Tip Over Sensor

ECU Inputs: Tip-Over Sensor

The Aprilia ECU has a sensor that determines if you have crashed or not. Basically, the switch uses gravity to close a switch if the bike is not in an upright position for a certain amount of time. If the ECU decides that you have crashed, it turns the engine off for you so that you don't have to go hunting for the kill switch as you slide down the road.

Circuit Notes

The Aprilia tip-over sensor circuitry looks like this:

The sensor is basically a switch, which makes a certain amount of sense since your bike is either tipped over, or it is not. The obvious question then becomes, why do they feed the output of a switch into an analog input where the processor has to do an analog to digital conversion just to read it?

We have two clues. The first clue is that the service manual states that the fall sensor should have a resistance of 62K Ohms. This is how we know that there must be a 62K resistor inside it. The other clue is provided by R772. Notice that it has the same resistance value as the resistor inside the tip-over sensor. This means that when the switch is open (bike is upright), R772 and RFS (the resistor inside the fall sensor) form a voltage divider. Since the resistor values are the same, the MUX_X3 analog input pin will see Vcc/2 volts or about 2.5 volts. If the bike falls over, the switch closes, and the MUX_X3 input will be pulled down to zero volts. We have complete functionality at this point: if the bike falls over, we can tell, and if it has not, we can also tell.

Now consider what would happen if the sensor became disconnected. The RFS resistor in the voltage divider circuit goes away, so R772 will be able to pull the analog input MUX_X3 all the way up to 5 volts (Vcc). So now with one single input pin, we have a three-state input:

  • 0.0V: Tipped over

  • 2.5V: Upright

  • 5.0V: Sensor disconnected

In a digital system, it is not possible to get three information states out of a single binary signal on one wire. The beauty of using an analog input is that the ECU is not limited to using binary signaling: if we want three input states, we arrange to have three input states.

The upshot is that using a voltage divider and an analog input has made the whole sensor wiring path testable. Missing sensors or high-resistance connections will be detected as voltages closer to 5.0 volts that to 2.5 volts. And in fact, that is exactly what the ECU software does. It tests for a 2.5 volt reading with a certain amount of slop to allow for manufacturing variations in both the R772 resistor and the resistor inside the sensor.
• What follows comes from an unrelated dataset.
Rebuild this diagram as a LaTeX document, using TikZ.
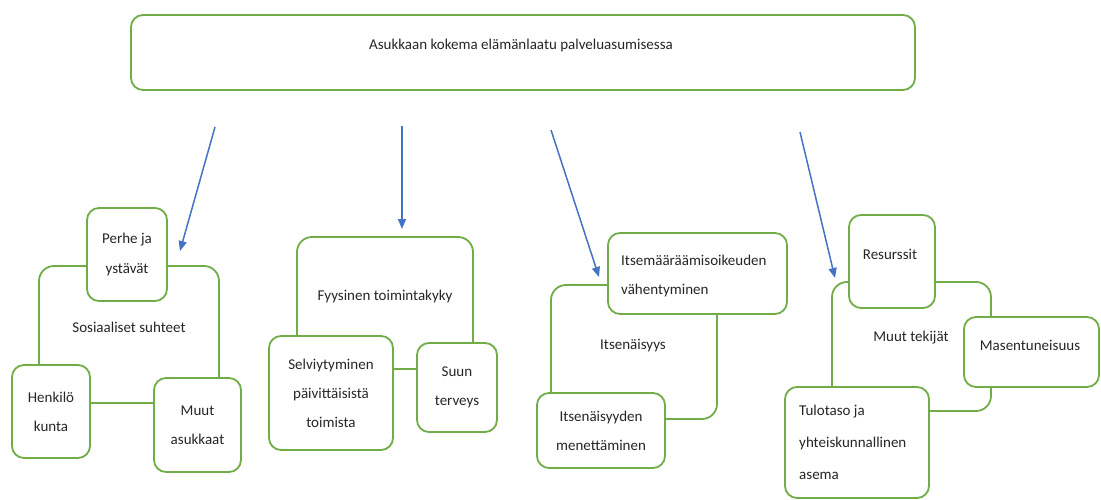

Voltages outside of the allowable range of slop indicate that the bike has fallen over, or that the wiring and/or sensor is broken.

Very slick!

Unlike the tilt switch on a pinball machine, the ECU does not make any rash decisions in deciding if your bike fell over. In fact, the first line of defense regarding tip-over false alarms is the RC filter formed by R771/C771. The sensor switch must be closed for long enough to discharge the voltage on C771 to the point where the ECU thinks that the bike might have fallen over. Even when the ECU observes this initial tip-over event, it doesn't actually do anything about it for another 0.5 second. After the 0.5 second "cooling off" period passes, the ECU checks the sensor again. If the sensor still reports that the bike is down, then the ECU decides that it really must be down, so it disables the fuel pump and kills the engine.

From a nerd point of view, it is interesting to look at the processor instructions involved in shutting things down and hope that they never have to execute...

Defeating The Tip-Over Sensor

If your tip-over switch is flakey or broken and the computer always thinks you are on the ground, it would be possible to defeat it, should you so desire. In fact, it is quite easy: simply replace the entire tip-over switch with a 1/4 watt 62K ohm resistor. One side of the resistor should be connected to the wiring harness tip-over sensor wire input, and the other side of the resistor should be connected to ground. The wattage of the resistor is rather unimportant since almost no current flows through it. A 1/8 watt or 1/4 watt resistor would do just fine.